Nano crystalline TiO2 particles doped with various concentrations of Ni/S were successfully synthesized via sol-gel route using titanium tetra iso-propoxide while titanium precursor, Ni (NO3)2.6H2 O (nickel source) and CS (NH2)2 (sulfur source). The prepared particles were characterized by standard analytical techniques such as X-ray diffraction (XRD), Fourier transform infrared spectroscopy (FT-IR), UV-Vis absorption spectroscopy, scanning electron microscopy/energy dispersive spectroscopy (SEM/EDS), and transmission electron microscopy (TEM).
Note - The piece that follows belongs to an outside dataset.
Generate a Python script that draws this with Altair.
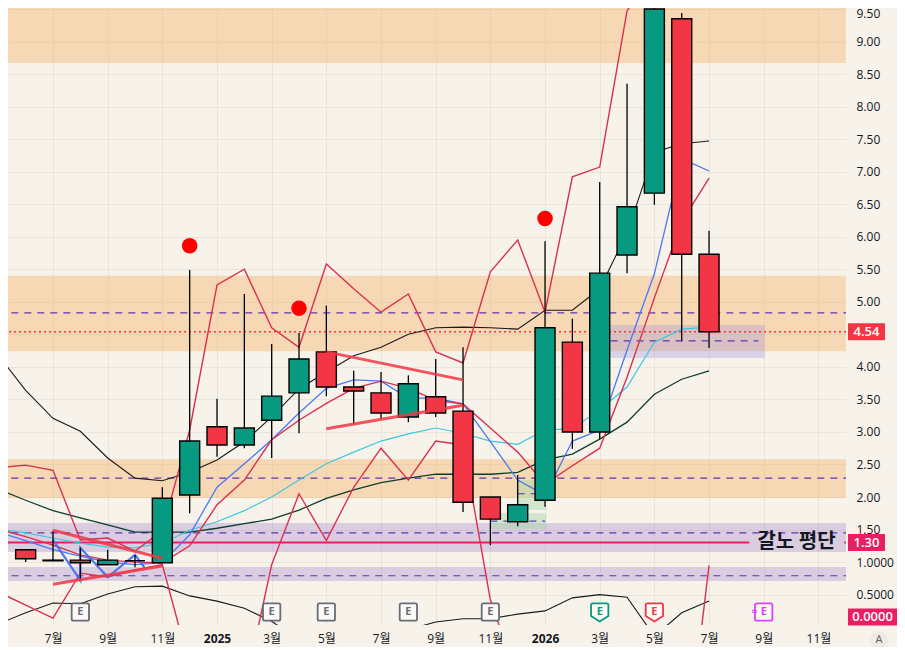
import altair as alt
import pandas as pd

# Month index 0 is 2024-07, candles run from 2024-06 to 2026-07
tick_idx = [0, 2, 4, 6, 8, 10, 12, 14, 16, 18, 20, 22, 24, 26, 28]
tick_labels = ["7월", "9월", "11월", "2025", "3월", "5월", "7월", "9월", "11월", "2026", "3월", "5월", "7월", "9월", "11월"]
price_ticks = [0.5, 1, 1.5, 2, 2.5, 3, 3.5, 4, 4.5, 5, 5.5, 6, 6.5, 7, 7.5, 8, 8.5, 9, 9.5]

candle_idx = list(range(-1, 25))
opens = [1.19, 1.03, 1.03, 0.96, 1.02, 0.99, 2.03, 3.08, 2.80, 3.18, 3.60, 4.23, 3.69, 3.60, 3.23, 3.54, 3.32, 2.00, 1.62, 1.95, 4.38, 3.00, 5.72, 6.67, 9.35, 5.73]
highs = [1.19, 1.48, 1.22, 1.19, 1.11, 2.15, 5.49, 3.51, 5.12, 4.35, 4.52, 4.94, 3.94, 3.92, 3.87, 4.12, 4.30, 2.00, 2.34, 5.93, 4.74, 6.84, 8.35, 9.70, 9.44, 6.09]
lows = [1.00, 1.02, 0.74, 0.96, 0.92, 0.99, 1.75, 2.62, 2.75, 2.60, 2.98, 3.55, 3.12, 3.20, 3.15, 3.23, 1.77, 1.26, 1.55, 1.85, 2.74, 2.89, 5.44, 6.49, 4.40, 4.29]
closes = [1.05, 1.02, 0.99, 1.03, 1.02, 1.98, 2.86, 2.80, 3.06, 3.55, 4.12, 3.69, 3.63, 3.29, 3.74, 3.29, 1.92, 1.66, 1.88, 4.60, 3.00, 5.44, 6.46, 9.50, 5.73, 4.54]

line_idx = list(range(-2, 25))
osc_upper = [2.45, 2.49, 2.41, 1.34, 1.37, 1.17, 1.48, 3.03, 5.26, 5.50, 4.60, 4.30, 5.58, 5.20, 4.84, 5.12, 4.23, 4.06, 5.46, 5.95, 4.84, 6.92, 7.07, 9.47, 10.15, None, None]
osc_lower = [0.54, 0.34, 0.14, 0.83, 0.77, 0.88, 0.96, -0.60, -0.81, -0.98, 0.96, 2.05, 1.33, 2.15, 2.75, 2.26, 2.86, 2.80, 0.42, -0.81, None, None, None, None, None, -2.55, 0.95]
osc_black = [0.05, 0.22, 0.37, 0.36, 0.51, 0.62, 0.63, 0.48, 0.40, 0.29, 0.09, -0.20, None, None, None, -0.04, 0.08, 0.13, 0.13, 0.20, 0.25, 0.45, 0.50, 0.46, -0.14, 0.22, 0.40]
ma_red = [1.51, 1.39, 1.26, 1.11, 1.03, 1.00, 0.99, 1.25, 1.88, 2.26, 2.88, 3.18, 3.44, 3.67, 3.78, 3.67, 3.49, 3.43, 3.06, 2.69, 2.20, 2.48, 2.75, 3.84, 5.06, 6.23, 6.90]
ma_blue = [1.46, 1.33, 1.19, 1.09, 1.00, 0.96, 0.99, 1.42, 2.15, 2.51, 2.88, 3.29, 3.67, 3.80, 3.78, 3.52, 3.52, 3.43, 2.85, 2.26, 2.03, 2.86, 3.03, 4.26, 5.43, 7.20, 7.01]
ma_black = [4.18, 3.64, 3.21, 3.01, 2.60, 2.29, 2.25, 2.38, 2.57, 2.85, 3.23, 3.66, 3.92, 4.17, 4.30, 4.50, 4.60, 4.61, 4.60, 4.58, 4.87, 4.87, 5.20, 6.06, 7.30, 7.43, 7.47]
ma_cyan = [1.51, 1.45, 1.37, 1.29, 1.23, 1.22, 1.29, 1.49, 1.62, 1.79, 2.00, 2.26, 2.51, 2.69, 2.86, 2.97, 3.06, 2.98, 2.86, 2.81, 3.03, 3.05, 3.34, 3.69, 4.38, 4.58, 4.61]
ma_green = [2.12, 1.95, 1.79, 1.68, 1.57, 1.46, 1.46, 1.46, 1.52, 1.59, 1.66, 1.80, 1.98, 2.11, 2.22, 2.29, 2.35, 2.35, 2.35, 2.38, 2.57, 2.66, 2.89, 3.15, 3.58, 3.81, 3.94]

zig_idx = [0, 1, 1, 2, 3, 3.34]
zig_vals = [1.34, 0.72, 1.22, 0.77, 1.11, 0.92]

# trend lines: from idx, to idx, from price, to price
trend_x = [0, 0, 10, 10]
trend_x2 = [4, 4, 15, 15]
trend_y = [1.49, 0.66, 4.23, 3.05]
trend_y2 = [1.06, 0.94, 3.80, 3.41]

orange_lo = [8.67, 4.24, 1.985]
orange_hi = [9.80, 5.40, 2.58]
purple_lo = [1.155, 0.71]
purple_hi = [1.60, 0.924]
level_lines = [4.83, 2.29, 1.45, 0.79]

signal_idx = [5, 9, 18]
signal_vals = [5.86, 4.90, 6.28]

earn_sq_idx = [1, 8, 10, 13, 16, 26]
earn_sq_col = ["#6a6d78", "#6a6d78", "#6a6d78", "#6a6d78", "#6a6d78", "#e040fb"]
earn_pent_idx = [20, 22]
earn_pent_col = ["#089981", "#f23645"]

BG = "#f7f3eb"
RED = "#f23645"
TEAL = "#089981"
PINK = "#e91e63"
LINE_RED = "#d9304f"
FONT = "Open Sans, Noto Sans CJK KR"

x_scale = alt.Scale(domain=[-1.646, 29.01], nice=False, zero=False, padding=0)
y_scale = alt.Scale(domain=[0.033, 9.515], nice=False, zero=False, padding=0)

x_axis = alt.Axis(
    values=tick_idx,
    labelExpr="[" + ",".join(f"'{t}'" for t in tick_labels) + "][datum.value / 2]",
    labelFontWeight={"condition": {"test": "datum.value == 6 || datum.value == 18", "value": "bold"}, "value": "normal"},
    grid=True, gridColor="#e9e5dc", domain=False, ticks=False,
    labelPadding=8, labelFont=FONT, labelFontSize=12, labelColor="#131722", labelFlush=False, labelOverlap=False,
)
# 4.50 is covered by the last price tag, 9.50 sits right at the top edge
y_axis = alt.Axis(
    orient="right", values=price_ticks,
    labelExpr="datum.value == 4.5 ? '' : datum.value <= 1 ? format(datum.value, '.4f') : format(datum.value, '.2f')",
    labelBaseline={"condition": {"test": "datum.value == 9.5", "value": "top"}, "value": "middle"},
    grid=True, gridColor="#e9e5dc", domain=False, ticks=False,
    labelPadding=10, labelFont=FONT, labelFontSize=12, labelColor="#131722", labelOverlap=False,
)


def X(field):
    return alt.X(f"{field}:Q", scale=x_scale, axis=x_axis, title=None)


def Y(field):
    return alt.Y(f"{field}:Q", scale=y_scale, axis=y_axis, title=None)


df_orange = pd.DataFrame({"lo": orange_lo, "hi": orange_hi, "a": -2, "b": 29.01})
df_purple = pd.DataFrame({"lo": purple_lo, "hi": purple_hi, "a": -2, "b": 29.01})

orange = alt.Chart(df_orange).mark_rect(color="#f5a855", opacity=0.36, clip=True).encode(
    x=X("a"), x2="b", y=Y("lo"), y2="hi"
)
purple = alt.Chart(df_purple).mark_rect(color="#8e6cc4", opacity=0.28, clip=True).encode(
    x=X("a"), x2="b", y=Y("lo"), y2="hi"
)
box = alt.Chart(pd.DataFrame({"a": [20.35], "b": [25.98], "lo": [4.16], "hi": [4.62]})).mark_rect(
    color="#9a8de0", opacity=0.3, stroke="#9a8de0", strokeWidth=3, clip=True
).encode(x=X("a"), x2="b", y=Y("lo"), y2="hi")
green_box = alt.Chart(pd.DataFrame({"a": [17, 16], "b": [18.05, 18.05], "lo": [1.80, 1.51], "hi": [2.26, 1.75]})).mark_rect(
    color="#a5d6a7", opacity=0.45, clip=True
).encode(x=X("a"), x2="b", y=Y("lo"), y2="hi")

df_levels = pd.DataFrame({"v": level_lines, "a": -2, "b": 29.01})
dashes = alt.Chart(df_levels).mark_rule(color="#5e35b1", strokeDash=[7, 6], strokeWidth=1.2, clip=True).encode(
    x=X("a"), x2="b", y=Y("v")
)
df_short = pd.DataFrame({"v": [4.40, 2.05, 1.63], "a": [20.4, 17, 16], "b": [25.8, 18, 18]})
short_dashes = alt.Chart(df_short).mark_rule(color="#5e35b1", strokeDash=[7, 6], strokeWidth=1.2, clip=True).encode(
    x=X("a"), x2="b", y=Y("v")
)
price_line = alt.Chart(pd.DataFrame({"v": [4.54]})).mark_rule(color="#ff2d3f", strokeDash=[2, 3], strokeWidth=1.3).encode(y=Y("v"))
avg_line = alt.Chart(pd.DataFrame({"v": [1.30, 1.30], "a": [-2, 28.95], "b": [25.47, 29.01]})).mark_rule(
    color=PINK, strokeWidth=2, clip=True
).encode(x=X("a"), x2="b", y=Y("v"))


def series_line(values, color, width=1.3):
    df = pd.DataFrame({"idx": line_idx, "v": values}).dropna()
    return alt.Chart(df).mark_line(color=color, strokeWidth=width, clip=True).encode(x=X("idx"), y=Y("v"))


lines = [
    series_line(ma_green, "#0b3d2e", 1.3),
    series_line(ma_black, "#1a1a1a", 1.1),
    series_line(ma_cyan, "#3cc8dc", 1.2),
    series_line(ma_blue, "#4a78f5", 1.3),
    series_line(ma_red, LINE_RED, 1.4),
    series_line(osc_upper, LINE_RED, 1.4),
    series_line(osc_black, "#1a1a1a", 1.1),
    series_line(osc_lower, LINE_RED, 1.4),
]

zig = alt.Chart(pd.DataFrame({"idx": zig_idx, "v": zig_vals, "o": range(len(zig_idx))})).mark_line(
    color="#3b6ef5", strokeWidth=2.2, opacity=0.9, clip=True
).encode(x=X("idx"), y=Y("v"), order="o:Q")

df_candle = pd.DataFrame({"idx": candle_idx, "o": opens, "h": highs, "l": lows, "c": closes})
df_candle["color"] = [TEAL if c > o else RED for o, c in zip(opens, closes)]

wicks = alt.Chart(df_candle).mark_rule(color="black", strokeWidth=1.3, clip=True).encode(
    x=X("idx"), y=Y("l"), y2="h"
)
bodies = alt.Chart(df_candle).mark_bar(size=20, stroke="black", strokeWidth=1.4, clip=True, orient="vertical").encode(
    x=X("idx"), y=Y("o"), y2="c", color=alt.Color("color:N", scale=None, legend=None)
)

trend_rows = []
for n, (a, b, p, q) in enumerate(zip(trend_x, trend_x2, trend_y, trend_y2)):
    trend_rows += [{"n": n, "idx": a, "v": p}, {"n": n, "idx": b, "v": q}]
trends = alt.Chart(pd.DataFrame(trend_rows)).mark_line(color=RED, strokeWidth=3, opacity=0.85, clip=True).encode(
    x=X("idx"), y=Y("v"), detail="n:N"
)

signals = alt.Chart(pd.DataFrame({"idx": signal_idx, "v": signal_vals})).mark_point(
    shape="circle", filled=True, color="#ff0000", opacity=1, size=240
).encode(x=X("idx"), y=Y("v"))

# earnings flags sit on a fixed strip near the bottom of the pane
SQUARE = "M-0.8,-1 H0.8 Q1,-1 1,-0.8 V0.8 Q1,1 0.8,1 H-0.8 Q-1,1 -1,0.8 V-0.8 Q-1,-1 -0.8,-1 Z"
PENT = "M-0.8,-1 H0.8 Q1,-1 1,-0.8 V0.45 L0,1.1 L-1,0.45 V-0.8 Q-1,-1 -0.8,-1 Z"
df_sq = pd.DataFrame({"idx": earn_sq_idx, "col": earn_sq_col})
df_pent = pd.DataFrame({"idx": earn_pent_idx, "col": earn_pent_col})


def flag_marks(df, path):
    sym = alt.Chart(df).mark_point(shape=path, size=300, filled=True, fill="#fbfaf7", strokeWidth=1.8, opacity=1).encode(
        x=X("idx"), y=alt.value(604), stroke=alt.Color("col:N", scale=None, legend=None)
    )
    txt = alt.Chart(df).mark_text(text="E", fontWeight="bold", fontSize=11, font=FONT).encode(
        x=X("idx"), y=alt.value(604), color=alt.Color("col:N", scale=None, legend=None)
    )
    return sym + txt


wave = alt.Chart(pd.DataFrame({"idx": [26]})).mark_text(
    text="≈", dx=-9, fontSize=10, fontWeight="bold", color="#e040fb", font=FONT
).encode(x=X("idx"), y=alt.value(604))

avg_text = alt.Chart(pd.DataFrame({"idx": [27.2], "v": [1.31], "t": ["갈노 평단"]})).mark_text(
    font="Noto Sans CJK KR", fontSize=20, fontWeight="bold", color="#131722"
).encode(x=X("idx"), y=Y("v"), text="t:N")

tag_vals = [4.54, 1.30, 0.156]
tag_text = ["4.54", "1.30", "0.0000"]
tag_cols = [RED, PINK, PINK]
tag_end = [877, 877, 889]
tag_mid = [858.5, 858.5, 864.5]


def tag(i):
    df = pd.DataFrame({"v": [tag_vals[i]], "t": [tag_text[i]]})
    bg = alt.Chart(df).mark_rule(color=tag_cols[i], strokeWidth=17).encode(
        x=alt.value(840), x2=alt.value(tag_end[i]), y=Y("v")
    )
    fg = alt.Chart(df).mark_text(color="white", font=FONT, fontSize=13, fontWeight=600).encode(
        x=alt.value(tag_mid[i]), y=Y("v"), text="t:N"
    )
    return bg + fg


a_circle = alt.Chart(pd.DataFrame({"t": ["A"]})).mark_point(
    shape="circle", filled=True, color="#efeae2", opacity=1, size=340
).encode(x=alt.value(871), y=alt.value(632))
a_text = alt.Chart(pd.DataFrame({"t": ["A"]})).mark_text(font=FONT, fontSize=11, color="#5d606b").encode(
    x=alt.value(871), y=alt.value(632), text="t:N"
)

chart = alt.layer(
    orange, purple, box, green_box, dashes, short_dashes, price_line, avg_line,
    *lines, zig, wicks, bodies, trends, signals,
    flag_marks(df_sq, SQUARE), flag_marks(df_pent, PENT), wave, avg_text,
    tag(0), tag(1), tag(2), a_circle, a_text,
).properties(
    width=838,
    height=617,
    background=BG,
    padding={"left": 0, "top": 0, "right": 51, "bottom": 22},
    autosize=alt.AutoSizeParams(type="none"),
).configure_view(stroke=None)

chart.save("out.html", embed_options={"renderer": "svg", "actions": False})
The photocatalytic activity of Ni/S-TiO2 is estimated through photocatalytic degradation of Rhodamine B solution under UV irradiation. The XRD data exhibit that the average crystallite size decreases with increase in Ni/S proportions in TiO2 and the crystal structure of TiO2 does not change upon the loading of Ni/S. The particles shape changes from spherical to rod and hence rod-like particles are dominant and lightly stuck together. The spectra of pure TiO2 and doped TiO2 explains emission peak is a blue shift and seen that maximum peak is around 410 nm. This maximum peak shift mainly aspect to increased electron density at oxygen site. In PL spectra emissions observed for all the doped samples are attributed to the oxygen vacancies and Ti vacancies introduced after Ni/S doping. Compared with pure TiO2 nanoparticles, Ni/S doped TiO2 photocatalyst exhibited high photocatalytic activity under ultraviolet (UV) irradiation in the degradation of Rhodamine B aqueous solution. The maximum 97 % of degradation efficiency of Rhodamine B was observed at 3:1 Ni/S-TiO2 within 120 min. The photocatalytic efficiency of Rhodamine B of Ni/S doped TiO2 nanoparticle was higher than that of pure TiO2..